The units were connected to a server via an Ethernet daisy chain. The server broke and so these units were destined for the skip.
The unit consists of a number of LED sub-panels which plug into the main LED panel - this makes it easy to change an LED sub-panel if one breaks. Each LED sub-panel is a block of single colour yellow LEDs arranged in a matrix of 24 LEDs wide by 9 high.
Don't get too excited about using the LED submodules on their own because the pins are on a 2 mm spacing. That's OK for using Dupont cables.
The sign has a hinged construction for maintenance access.
The LED control panels use two AS1100 chips per LED sub-panel providing 2 text characters per panel. We are able to drive these panels as if they were a simple matrix.
The unit power and Ethernet cables feed through a filter PCB (shown at right on this picture) then on to the 150W 5V DC power supply for the LED panels and to a separate AC-DV 5V for the CPU.
This picture shows the control modules:
This diagram shows how the pins on the LED sub panels are connected to the LEDs.
The ribbon cable which connects the interface to the LED panel has these designations.
See pin designation table in README.md.
The LED panel inverts the CLK and LOAD signals using a hex Schmitt inverter, so you need to invert them in code OR use a Schmitt inverter.
I assume the CLK and LOAD signals are fed through a Schmitt to reduce noise as clocking is done on the rising/falling edges. The data signal is usually stable when CLK and LOAD switch state.

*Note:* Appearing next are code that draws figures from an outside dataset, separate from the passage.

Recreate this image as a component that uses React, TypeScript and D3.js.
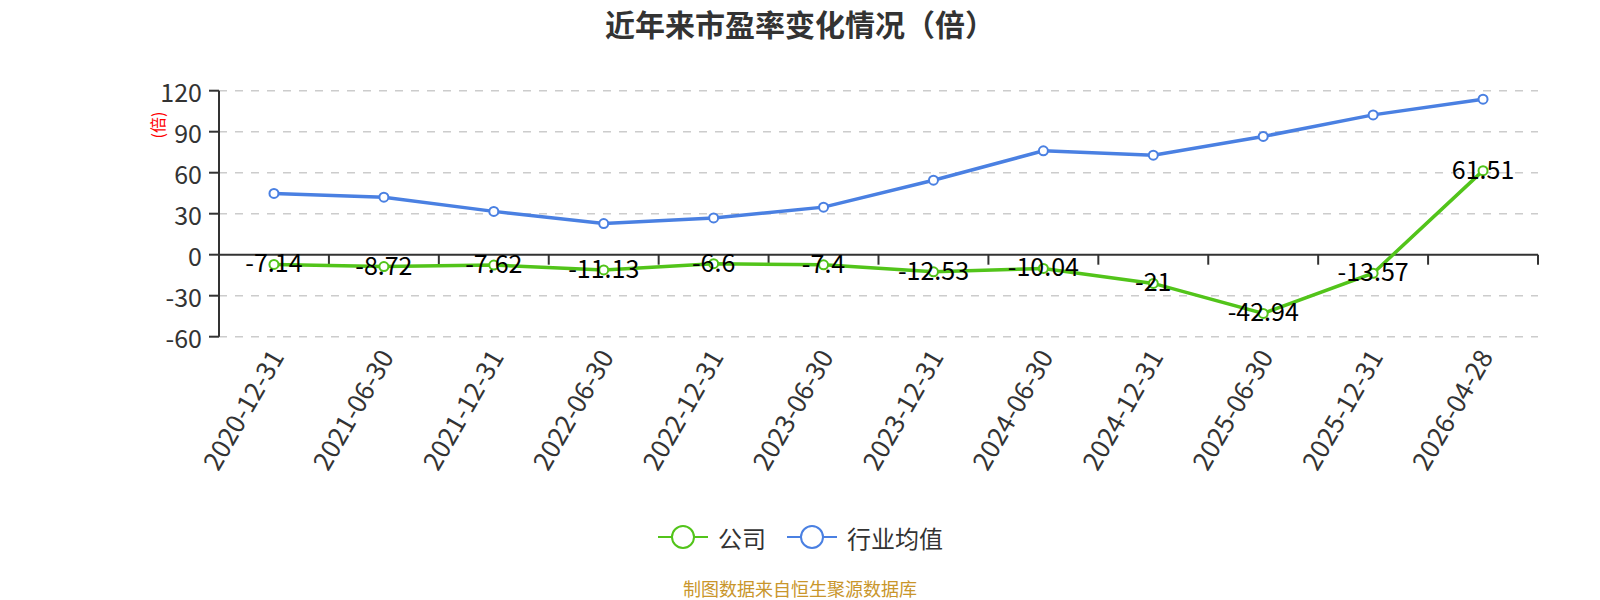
import * as d3 from 'd3';
import { useEffect, useRef } from 'react';

const dates = [
  '2020-12-31',
  '2021-06-30',
  '2021-12-31',
  '2022-06-30',
  '2022-12-31',
  '2023-06-30',
  '2023-12-31',
  '2024-06-30',
  '2024-12-31',
  '2025-06-30',
  '2025-12-31',
  '2026-04-28',
];

// 公司
const companyPE = [-7.14, -8.72, -7.62, -11.13, -6.6, -7.4, -12.53, -10.04, -21, -42.94, -13.57, 61.51];
// 行业均值
const industryPE = [44.8, 42.1, 31.7, 22.8, 26.9, 34.8, 54.5, 76, 72.8, 86.5, 102.3, 113.8];

const yTicks = [-60, -30, 0, 30, 60, 90, 120];

const FONT = '"Noto Sans CJK SC", "Noto Sans", sans-serif';
const GREEN = '#52c41a';
const BLUE = '#4a80e2';

export default function App() {
  const width = 1600;
  const height = 600;
  const ref = useRef<SVGSVGElement>(null);

  useEffect(() => {
    const svg = d3.select(ref.current);
    svg.selectAll('*').remove();

    const x = d3.scaleBand<string>().domain(dates).range([219, 1538]);
    const y = d3.scaleLinear().domain([-60, 120]).range([336.7, 90.7]);
    const cx = (d: string) => (x(d) ?? 0) + x.bandwidth() / 2;

    // title
    svg
      .append('text')
      .attr('x', 800)
      .attr('y', 23)
      .attr('text-anchor', 'middle')
      .attr('dominant-baseline', 'central')
      .attr('font-size', 30)
      .attr('font-weight', 'bold')
      .attr('fill', '#333')
      .text('近年来市盈率变化情况（倍）');

    // grid
    svg
      .append('g')
      .selectAll('line')
      .data(yTicks.filter((t) => t !== 0))
      .join('line')
      .attr('x1', 219)
      .attr('x2', 1538)
      .attr('y1', (d) => y(d))
      .attr('y2', (d) => y(d))
      .attr('stroke', '#ccc')
      .attr('stroke-width', 1.5)
      .attr('stroke-dasharray', '8,8');

    // y axis
    const ya = svg.append('g');
    ya.append('line')
      .attr('x1', 219)
      .attr('x2', 219)
      .attr('y1', y(120))
      .attr('y2', y(-60))
      .attr('stroke', '#333')
      .attr('stroke-width', 2);
    ya.selectAll('line.tick')
      .data(yTicks)
      .join('line')
      .attr('class', 'tick')
      .attr('x1', 209)
      .attr('x2', 219)
      .attr('y1', (d) => y(d))
      .attr('y2', (d) => y(d))
      .attr('stroke', '#333')
      .attr('stroke-width', 2);
    ya.selectAll('text')
      .data(yTicks)
      .join('text')
      .attr('x', 202)
      .attr('y', (d) => y(d))
      .attr('text-anchor', 'end')
      .attr('dominant-baseline', 'central')
      .attr('font-size', 25)
      .attr('fill', '#333')
      .text((d) => d);

    svg
      .append('text')
      .attr('transform', 'translate(157,125) rotate(-90)')
      .attr('text-anchor', 'middle')
      .attr('dominant-baseline', 'central')
      .attr('font-size', 16)
      .attr('fill', 'red')
      .text('(倍)');

    // x axis on zero
    const xa = svg.append('g');
    xa.append('line')
      .attr('x1', 219)
      .attr('x2', 1538)
      .attr('y1', y(0))
      .attr('y2', y(0))
      .attr('stroke', '#333')
      .attr('stroke-width', 2);
    xa.selectAll('line.tick')
      .data([...dates.map((d) => x(d) ?? 0), 1538].slice(1))
      .join('line')
      .attr('class', 'tick')
      .attr('x1', (d) => d)
      .attr('x2', (d) => d)
      .attr('y1', y(0))
      .attr('y2', y(0) + 10)
      .attr('stroke', '#333')
      .attr('stroke-width', 2);
    xa.selectAll('text')
      .data(dates)
      .join('text')
      .attr('transform', (d) => `translate(${cx(d) + 1},351) rotate(-60)`)
      .attr('text-anchor', 'end')
      .attr('dominant-baseline', 'central')
      .attr('font-size', 26)
      .attr('fill', '#333')
      .text((d) => d);

    const line = d3
      .line<number>()
      .x((_, i) => cx(dates[i]))
      .y((d) => y(d));

    const series = [
      { name: '行业均值', values: industryPE, color: BLUE, labels: false },
      { name: '公司', values: companyPE, color: GREEN, labels: true },
    ];

    series.forEach((s) => {
      const g = svg.append('g');
      g.append('path')
        .attr('d', line(s.values))
        .attr('fill', 'none')
        .attr('stroke', s.color)
        .attr('stroke-width', 3.5);
      g.selectAll('circle')
        .data(s.values)
        .join('circle')
        .attr('cx', (_, i) => cx(dates[i]))
        .attr('cy', (d) => y(d))
        .attr('r', 4.5)
        .attr('fill', '#fff')
        .attr('stroke', s.color)
        .attr('stroke-width', 2);
      if (s.labels) {
        g.selectAll('text')
          .data(s.values)
          .join('text')
          .attr('x', (_, i) => cx(dates[i]))
          .attr('y', (d) => y(d) - 3)
          .attr('text-anchor', 'middle')
          .attr('dominant-baseline', 'central')
          .attr('font-size', 25)
          .attr('fill', '#000')
          .text((d) => d);
      }
    });

    // legend
    const legend = [
      { name: '公司', color: GREEN, x0: 658 },
      { name: '行业均值', color: BLUE, x0: 787 },
    ];
    const lg = svg.append('g');
    legend.forEach((l) => {
      lg.append('line')
        .attr('x1', l.x0)
        .attr('x2', l.x0 + 50)
        .attr('y1', 537)
        .attr('y2', 537)
        .attr('stroke', l.color)
        .attr('stroke-width', 2);
      lg.append('circle')
        .attr('cx', l.x0 + 25)
        .attr('cy', 537)
        .attr('r', 11)
        .attr('fill', '#fff')
        .attr('stroke', l.color)
        .attr('stroke-width', 2);
      lg.append('text')
        .attr('x', l.x0 + 60)
        .attr('y', 537)
        .attr('dominant-baseline', 'central')
        .attr('font-size', 24)
        .attr('fill', '#333')
        .text(l.name);
    });

    svg
      .append('text')
      .attr('x', 800)
      .attr('y', 588)
      .attr('text-anchor', 'middle')
      .attr('dominant-baseline', 'central')
      .attr('font-size', 18)
      .attr('fill', '#c9962b')
      .text('制图数据来自恒生聚源数据库');
  }, []);

  return (
    <svg
      ref={ref}
      width={width}
      height={height}
      fontFamily={FONT}
      style={{ position: 'absolute', left: 0, top: 0, display: 'block', background: '#fff' }}
    />
  );
}
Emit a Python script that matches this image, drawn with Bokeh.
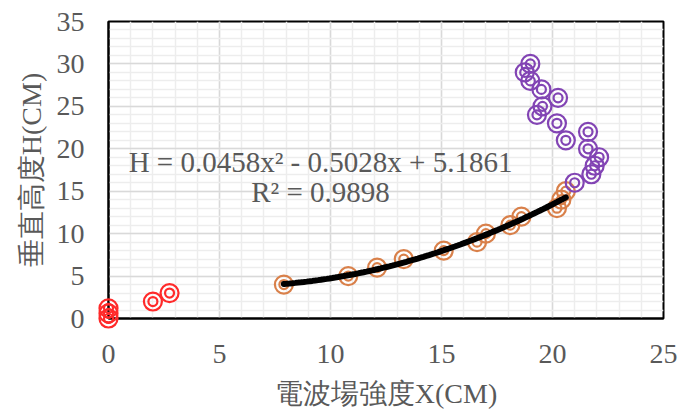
import numpy as np
from bokeh.plotting import figure
from bokeh.models import Range1d, SingleIntervalTicker, Label
from bokeh.embed import file_html
from bokeh.resources import INLINE

# ---- data ----
red_x = [0, 0, 0, 2.0, 2.75]
red_y = [0, 0.6, 1.2, 2, 3]

orange_x = [7.9, 10.8, 12.1, 13.3, 15.1, 16.6, 17.0, 18.1, 18.6, 20.2, 20.4, 20.6]
orange_y = [4, 5, 6, 7, 8, 9, 10, 11, 12, 13, 14, 15]

purple_x = [21.0, 21.75, 21.9, 22.1, 21.6, 20.6, 21.6, 20.2, 19.3, 19.55, 20.25, 19.5, 19.0, 18.75, 19.0]
purple_y = [16, 17, 18, 19, 20, 21, 22, 23, 24, 25, 26, 27, 28, 29, 30]

trend_coef = [0.0458, -0.5028, 5.1861]  # H = a x^2 + b x + c (orange series trendline)
trend_range = [7.9, 20.6]

eq_text = "H = 0.0458x² - 0.5028x + 5.1861"
r2_text = "R² = 0.9898"

x_title = "電波場強度X(CM)"
y_title = "垂直高度H(CM)"

RED = "#FF2A2A"
ORANGE = "#D9804A"
PURPLE = "#8244B4"
TXT = "#595959"
FONT = "Liberation Serif"

p = figure(width=690, height=412, output_backend="svg", toolbar_location=None,
           x_range=Range1d(0, 25), y_range=Range1d(0, 35),
           min_border_left=108, min_border_right=27, min_border_top=21, min_border_bottom=94)

p.background_fill_color = "white"
p.border_fill_color = "white"
p.outline_line_color = "black"
p.outline_line_width = 2

p.xaxis.ticker = SingleIntervalTicker(interval=5, num_minor_ticks=5)
p.yaxis.ticker = SingleIntervalTicker(interval=5, num_minor_ticks=5)

for g in (p.xgrid, p.ygrid):
    g.grid_line_color = "#D9D9D9"
    g.grid_line_width = 1.5
    g.minor_grid_line_color = "#EDEDED"
    g.minor_grid_line_width = 1.5

for ax in (p.xaxis, p.yaxis):
    ax.axis_line_color = "black"
    ax.axis_line_width = 2
    ax.major_tick_line_color = None
    ax.minor_tick_line_color = None
    ax.major_tick_out = 0
    ax.minor_tick_out = 0
    ax.major_label_text_font = FONT
    ax.major_label_text_font_size = "28px"
    ax.major_label_text_color = TXT
    ax.axis_label_text_font = FONT
    ax.axis_label_text_font_size = "28px"
    ax.axis_label_text_color = TXT
    ax.axis_label_text_font_style = "normal"

p.xaxis.axis_label = x_title
p.yaxis.axis_label = y_title
p.xaxis.major_label_standoff = 26
p.xaxis.axis_label_standoff = 12
p.yaxis.major_label_standoff = 24
p.yaxis.axis_label_standoff = 7

def rings(xs, ys, color):
    p.scatter(xs, ys, marker="circle", size=18, fill_color=None, line_color=color,
              line_width=2.2, level="overlay")
    p.scatter(xs, ys, marker="circle", size=9, fill_color=None, line_color=color,
              line_width=2.2, level="overlay")

rings(red_x, red_y, RED)
rings(orange_x, orange_y, ORANGE)
rings(purple_x, purple_y, PURPLE)

tx = np.linspace(trend_range[0], trend_range[1], 100)
ty = np.polyval(trend_coef, tx)
p.line(tx, ty, line_color="black", line_width=6, line_cap="round", level="overlay")

p.add_layout(Label(x=9.55, y=18.5, text=eq_text, text_align="center", text_baseline="middle",
                   text_font=FONT, text_font_size="29px", text_color=TXT))
p.add_layout(Label(x=9.55, y=14.85, text=r2_text, text_align="center", text_baseline="middle",
                   text_font=FONT, text_font_size="29px", text_color=TXT))

open("out.html", "w").write(file_html(p, INLINE))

The IDC connectors are rather small (does anyone know the part number?) so I removed the IDC connector and soldered the wires to a 2.54 mm female header to allow me to plug it onto a prototype interface PCB using male 2.54 mm header pins.
The BUS Terminal LED board uses 5V and is connected, via a ribbon cable, to a driver PCB. There are several solutions to using these with Arduinos. See Setup.md.
It is possible to drive the panel by hardwiring a 3V3 device pins directly to the chips. The 3V3 is just enough for the 5V logic to operate. However, this solution is not recommended for a robust solution.
I have used a level shifter on the pins of an ESP32 (3v3) to get the full voltage swing. One nice thing about using a level shifter is that you can adjust the output signal voltage swing by changing the HV side of the shifter - I mention this because during my experiments I managed to wind the signals down to 3V5 and still drive the LED panel through the ribbon cable.
The jury is still out on the reliability of driving the panels with 5V0 signal swings because I experienced dropout (missing LEDs). I'll update this when I've done more work on this.
A 5V device can drive the LEDs via the ribbon cable which normally connect the interface board to the LED driver PCB.